▶ _WHAT IS EXPECTED_:
Skip the pictures. Set down, word for word, the lines from the start of the material up to and including the line with "const fmt = v".
-- START MATERIAL PROVIDED --
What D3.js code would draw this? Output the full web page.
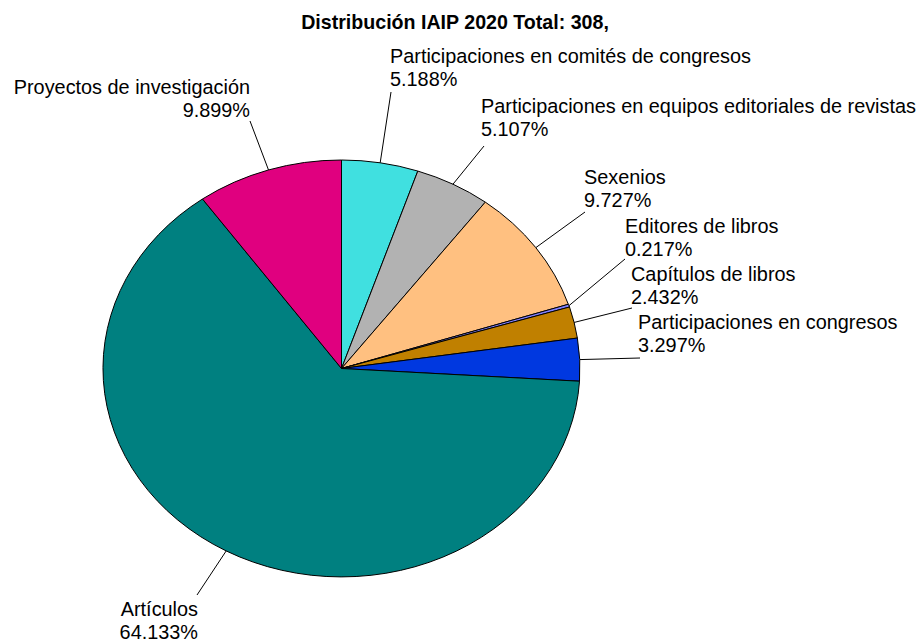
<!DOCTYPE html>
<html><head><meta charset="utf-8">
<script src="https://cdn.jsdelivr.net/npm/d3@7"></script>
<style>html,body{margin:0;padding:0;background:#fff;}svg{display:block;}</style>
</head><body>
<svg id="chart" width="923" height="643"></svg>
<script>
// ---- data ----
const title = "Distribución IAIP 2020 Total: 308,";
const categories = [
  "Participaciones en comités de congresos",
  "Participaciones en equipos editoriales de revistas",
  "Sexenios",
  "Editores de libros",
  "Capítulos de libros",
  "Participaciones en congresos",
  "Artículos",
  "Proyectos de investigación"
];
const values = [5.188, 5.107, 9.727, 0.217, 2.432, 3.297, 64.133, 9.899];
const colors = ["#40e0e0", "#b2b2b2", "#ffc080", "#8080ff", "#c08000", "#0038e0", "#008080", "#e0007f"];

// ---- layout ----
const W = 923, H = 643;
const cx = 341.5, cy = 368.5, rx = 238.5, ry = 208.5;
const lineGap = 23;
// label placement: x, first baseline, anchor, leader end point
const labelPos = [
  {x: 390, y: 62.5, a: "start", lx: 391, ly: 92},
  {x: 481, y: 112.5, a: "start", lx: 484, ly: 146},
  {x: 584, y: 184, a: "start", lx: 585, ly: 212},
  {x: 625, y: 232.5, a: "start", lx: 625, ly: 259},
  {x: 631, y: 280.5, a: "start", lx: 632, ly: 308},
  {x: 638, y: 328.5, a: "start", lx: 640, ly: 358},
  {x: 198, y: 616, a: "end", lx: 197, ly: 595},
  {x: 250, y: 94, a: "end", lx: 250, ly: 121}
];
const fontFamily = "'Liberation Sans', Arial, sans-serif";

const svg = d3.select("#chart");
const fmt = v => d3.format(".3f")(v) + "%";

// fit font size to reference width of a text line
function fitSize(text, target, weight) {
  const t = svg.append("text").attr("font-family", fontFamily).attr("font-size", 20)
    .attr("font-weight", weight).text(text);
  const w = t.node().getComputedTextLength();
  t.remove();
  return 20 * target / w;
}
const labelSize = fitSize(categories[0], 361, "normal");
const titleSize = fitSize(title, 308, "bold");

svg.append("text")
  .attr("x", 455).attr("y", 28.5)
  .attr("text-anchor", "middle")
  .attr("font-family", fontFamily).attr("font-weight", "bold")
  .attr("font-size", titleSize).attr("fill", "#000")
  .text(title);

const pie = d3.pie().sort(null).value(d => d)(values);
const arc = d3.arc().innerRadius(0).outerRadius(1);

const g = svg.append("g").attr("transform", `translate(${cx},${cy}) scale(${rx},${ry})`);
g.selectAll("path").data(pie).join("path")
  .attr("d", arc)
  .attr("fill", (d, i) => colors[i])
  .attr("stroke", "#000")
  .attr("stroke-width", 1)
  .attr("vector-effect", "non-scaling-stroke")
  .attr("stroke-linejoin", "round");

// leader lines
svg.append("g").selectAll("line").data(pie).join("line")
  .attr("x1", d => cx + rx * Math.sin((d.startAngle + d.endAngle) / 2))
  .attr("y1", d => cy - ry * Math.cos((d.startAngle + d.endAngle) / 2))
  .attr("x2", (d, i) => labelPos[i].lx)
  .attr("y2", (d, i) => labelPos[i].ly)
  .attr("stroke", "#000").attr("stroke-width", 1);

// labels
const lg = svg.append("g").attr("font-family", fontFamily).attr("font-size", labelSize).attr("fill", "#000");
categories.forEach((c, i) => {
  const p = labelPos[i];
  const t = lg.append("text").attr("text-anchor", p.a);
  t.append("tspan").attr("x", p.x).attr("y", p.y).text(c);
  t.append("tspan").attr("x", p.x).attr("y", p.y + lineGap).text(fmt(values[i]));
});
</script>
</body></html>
-- END MATERIAL PROVIDED --
▶ _COMPLETE ANSWER_:
What D3.js code would draw this? Output the full web page.
<!DOCTYPE html>
<html><head><meta charset="utf-8">
<script src="https://cdn.jsdelivr.net/npm/d3@7"></script>
<style>html,body{margin:0;padding:0;background:#fff;}svg{display:block;}</style>
</head><body>
<svg id="chart" width="923" height="643"></svg>
<script>
// ---- data ----
const title = "Distribución IAIP 2020 Total: 308,";
const categories = [
  "Participaciones en comités de congresos",
  "Participaciones en equipos editoriales de revistas",
  "Sexenios",
  "Editores de libros",
  "Capítulos de libros",
  "Participaciones en congresos",
  "Artículos",
  "Proyectos de investigación"
];
const values = [5.188, 5.107, 9.727, 0.217, 2.432, 3.297, 64.133, 9.899];
const colors = ["#40e0e0", "#b2b2b2", "#ffc080", "#8080ff", "#c08000", "#0038e0", "#008080", "#e0007f"];

// ---- layout ----
const W = 923, H = 643;
const cx = 341.5, cy = 368.5, rx = 238.5, ry = 208.5;
const lineGap = 23;
// label placement: x, first baseline, anchor, leader end point
const labelPos = [
  {x: 390, y: 62.5, a: "start", lx: 391, ly: 92},
  {x: 481, y: 112.5, a: "start", lx: 484, ly: 146},
  {x: 584, y: 184, a: "start", lx: 585, ly: 212},
  {x: 625, y: 232.5, a: "start", lx: 625, ly: 259},
  {x: 631, y: 280.5, a: "start", lx: 632, ly: 308},
  {x: 638, y: 328.5, a: "start", lx: 640, ly: 358},
  {x: 198, y: 616, a: "end", lx: 197, ly: 595},
  {x: 250, y: 94, a: "end", lx: 250, ly: 121}
];
const fontFamily = "'Liberation Sans', Arial, sans-serif";

const svg = d3.select("#chart");
const fmt = v => d3.format(".3f")(v) + "%";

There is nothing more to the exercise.